The first of the two is the Illinois duo Laughing Eye, Weeping Eye. It appears that LEWE are trying to fill (whether intentionally or unintentionally, this remains to be unsolved) every freak folk/New Weird America cliche in the book. Whether it's the flashy, gender-confusing outfits or child-like (or maybe childish-like?) „psychedelic” album covers with colorful dragons and mysterious half-human, half-angel entities, Laughing Eye, Weeping Eye closely resemble the „bard” format classics such as Devendra Banhart or CocoRosie. The music on the purple vinyl revolves around vocal experimentation and attempting various moods with mostly the use of vocals and a wide variety of traditional instruments: harmonium, violins, accordions etc. etc. The album is neatly divided into 4-5 minute long songs, usually based around a simple line repeated in a hypnotic, whimsical manner. Despite the simple, pastoral feel of most songs, the music can get quite epic, with heavy brass sections and abrasive harmonium. Most of the time though, the music stays on the gentle side and focuses on kaleidoscopically different ways of delivery: at one moment LEWE sounds like a royal choir, moments later they sound like cute little furry animals inviting us to play in a rainbow meadowland.
In the completely different camp are two Australian units, who share the same tape in one lengthy outsider clatter jamming. On side A, 6majik9 offers three tracks (which blend into each other without much notice from the listener, really) of anarchic, communal kraut-folk noodling not unlike the more free improv-leaning moments of Sunburned Hand of the Man or early Amon Duul. Despite the general lack of direction and the band just playing around with a shapeless mass of sound, there are moments where the musicians get a general grasp of things and randomly create something that would serve as a rough draft for a polished, organized album: a math rock-y beat here, a few interesting guitar licks there… It’s just that the music never strays from the “jamming for the sake of jamming” territory. But it’s not like 6majik9 ever wanted to make an album of regular songs. That’s what bards are for. Side B is taken by another Australian weirdo collective Prehistoric Fuckin’ Morons. These dudes appear to be more into tape experiments and musique concrete rather than freewheelin’ bastard folk and fill the majority of their side with strange, mangled samples and cut-up experiments in the style of 80’s era Negativland. By blending found sounds with rudimentary electronics and mapless psych folk, Prehistoric Fuckin’ Morons come off as some strange love-child of Excepter, No Neck Blues Band and Delia Derbyshire.

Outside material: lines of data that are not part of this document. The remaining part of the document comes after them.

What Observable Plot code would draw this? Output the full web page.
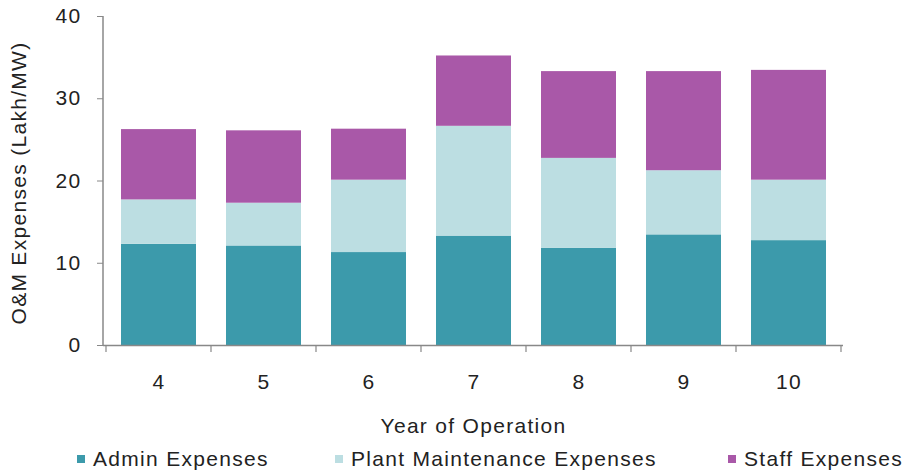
<!DOCTYPE html>
<html>
<head>
<meta charset="utf-8">
<script src="https://cdn.jsdelivr.net/npm/d3@7"></script>
<script src="https://cdn.jsdelivr.net/npm/@observablehq/plot@0.6"></script>
<style>
  html, body { margin: 0; padding: 0; background: #fff; }
  #chart svg { display: block; font-family: "Liberation Sans", Arial, sans-serif; }
  #chart svg text { letter-spacing: 1.3px; }
  #legend { position: relative; width: 911px; height: 32px; font-family: "Liberation Sans", Arial, sans-serif; font-size: 21px; letter-spacing: 1.3px; color: #222; }
  #legend .item { position: absolute; top: 0; display: flex; align-items: center; height: 30px; }
  #legend .sw { width: 8px; height: 8px; margin-right: 8px; }
</style>
</head>
<body>
<div id="chart"></div>
<div id="legend"></div>
<script>
const years = ["4", "5", "6", "7", "8", "9", "10"];
const admin = [12.3, 12.1, 11.3, 13.3, 11.8, 13.45, 12.75];
const plant = [5.4, 5.2, 8.8, 13.35, 10.95, 7.8, 7.35];
const staff = [8.55, 8.8, 6.2, 8.55, 10.55, 12.05, 13.35];
const seriesNames = ["Admin Expenses", "Plant Maintenance Expenses", "Staff Expenses"];
const seriesColors = ["#3c9aab", "#bcdee2", "#a958a8"];
const yTicks = [0, 10, 20, 30, 40];
const xTitle = "Year of Operation";
const yTitle = "O&M Expenses (Lakh/MW)";

const seriesValues = [admin, plant, staff];
const rows = [];
years.forEach((yr, i) => {
  seriesNames.forEach((s, j) => rows.push({year: yr, series: s, value: seriesValues[j][i]}));
});

// boundary ticks on the x axis + y axis line, computed from the scales
function axisLines(index, scales, values, dimensions) {
  const x = scales.x, y = scales.y;
  const bw = x.bandwidth ? x.bandwidth() : 0;
  const step = x.step ? x.step() : bw;
  const g = d3.create("svg:g");
  const y0 = y(0);
  const bounds = years.map(d => x(d) - (step - bw) / 2);
  bounds.push(x(years[years.length - 1]) + bw + (step - bw) / 2);
  g.selectAll("line.b").data(bounds).join("line")
    .attr("x1", d => d).attr("x2", d => d)
    .attr("y1", y0).attr("y2", y0 + 7)
    .attr("stroke", "#888").attr("stroke-width", 1.2);
  g.append("line")
    .attr("x1", dimensions.marginLeft).attr("x2", dimensions.marginLeft)
    .attr("y1", y(0)).attr("y2", y(d3.max(yTicks)))
    .attr("stroke", "#888").attr("stroke-width", 1.5);
  return g.node();
}

const chart = Plot.plot({
  width: 911,
  height: 444,
  marginTop: 16,
  marginLeft: 103,
  marginRight: 68,
  marginBottom: 99,
  style: {fontFamily: "'Liberation Sans', Arial, sans-serif", fontSize: "21px", color: "#222", background: "#fff"},
  x: {domain: years, paddingInner: 0.29, paddingOuter: 0.145, label: null},
  y: {domain: [0, 40], label: null},
  color: {domain: seriesNames, range: seriesColors},
  marks: [
    Plot.barY(rows, {x: "year", y: "value", fill: "series"}),
    Plot.ruleY([0], {stroke: "#888", strokeWidth: 1.5}),
    axisLines,
    Plot.axisY({ticks: yTicks, tickSize: 6, tickPadding: 16, stroke: "#888", fill: "#222", fontSize: 21, label: null}),
    Plot.axisX({tickSize: 0, tickPadding: 29, fill: "#222", fontSize: 21, label: null}),
    Plot.text([xTitle], {frameAnchor: "bottom", dy: 73, lineAnchor: "top", fontSize: 21, fill: "#222"}),
    Plot.text([yTitle], {frameAnchor: "left", textAnchor: "middle", rotate: -90, dx: -92, dy: 2, lineAnchor: "top", fontSize: 21, fill: "#222"})
  ]
});
document.getElementById("chart").appendChild(chart);

const legendLefts = [77, 335, 728];
const legend = d3.select("#legend");
seriesNames.forEach((s, i) => {
  const it = legend.append("div").attr("class", "item").style("left", legendLefts[i] + "px");
  it.append("div").attr("class", "sw").style("background", seriesColors[i]);
  it.append("span").text(s);
});
</script>
</body>
</html>
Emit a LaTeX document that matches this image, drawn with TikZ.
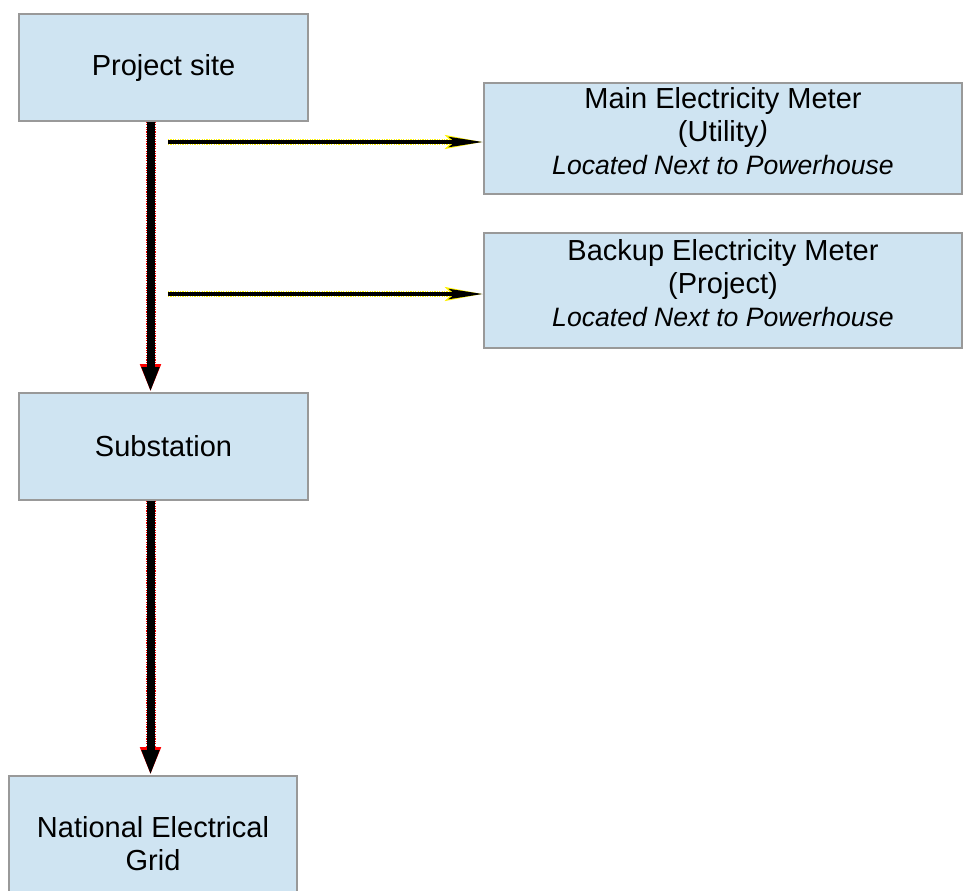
\documentclass[tikz,border=0pt]{standalone}
\usepackage{fontspec}
\setmainfont{Liberation Sans}
\usetikzlibrary{arrows.meta, positioning}
\definecolor{boxblue}{HTML}{CFE4F2}
\definecolor{boxline}{HTML}{999999}

\begin{document}
\begin{tikzpicture}[x=0.5pt,y=-0.5pt,
                    box node/.style={rectangle,fill=boxblue,draw=boxline,line width=0.8pt,
                                     align=center,inner sep=0pt,font=\fontsize{14.5}{16.4}\selectfont},
                    meter node/.style={box node,minimum width=239pt,text depth=7.8pt},
                    power line/.style={line width=4pt,-{Triangle[length=12.5pt,width=8pt]},
                                       preaction={draw=red,line width=5pt,dash pattern=on 0.6pt off 0.6pt,
                                                  -{Triangle[length=14pt,width=9.5pt]}}},
                    meter line/.style={line width=2.2pt,-{Stealth[length=17pt,width=5pt,inset=3pt]},
                                       preaction={draw=yellow,line width=3.2pt,dash pattern=on 0.6pt off 0.6pt,
                                                  -{Stealth[length=18.5pt,width=6.5pt,inset=3pt]}}}]

        \useasboundingbox (0,0) rectangle (963,890);

        \node[box node, minimum width=144.5pt, minimum height=53.5pt] (site) at (163.5,67.5) {Project site};
        \node[meter node, minimum height=55.5pt] (meter) at (723,138.5)
            {Main Electricity Meter\\(Utility\textit{)}\\{\fontsize{13.3}{16.4}\selectfont\itshape Located Next to Powerhouse}};
        \node[meter node, minimum height=57.5pt] (backup) at (723,290.5)
            {Backup Electricity Meter\\(Project)\\{\fontsize{13.3}{16.4}\selectfont\itshape Located Next to Powerhouse}};
        \node[box node, minimum width=144.5pt, minimum height=53.5pt] (sub) at (163.5,446.5) {Substation};
        \node[box node, minimum width=144pt, minimum height=68pt] (grid) at (153,844) {National Electrical\\Grid};

        % trunk line and taps to the meters
        \coordinate (trunk) at (150.5,0);
        \coordinate (tap1) at (168,142);
        \coordinate (tap2) at (168,294);

        \draw[power line] (site.south -| trunk) -- (sub.north -| trunk);
        \draw[power line] (sub.south -| trunk) -- (grid.north -| trunk);
        \draw[meter line] (tap1) -- (tap1 -| meter.west);
        \draw[meter line] (tap2) -- (tap2 -| backup.west);
\end{tikzpicture}
\end{document}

Both releases show the basic rules and ideologies behind the two “schools” of psychedelic folk revival: on one side we have Laughing Eye Weeping Eye’s cheerful, simple freak folk that wouldn’t mind if someone called them “pop” or “psychedelic pop” – colorful, positive and energetic, even if a bit immature and childish. The split cassette is the polar opposite – anarchic clatter that tries to distance itself from pop as far as possible, preferring to stay in the air of mystery and release their albums only to a close-knit circle of freaks on out-of-date formats.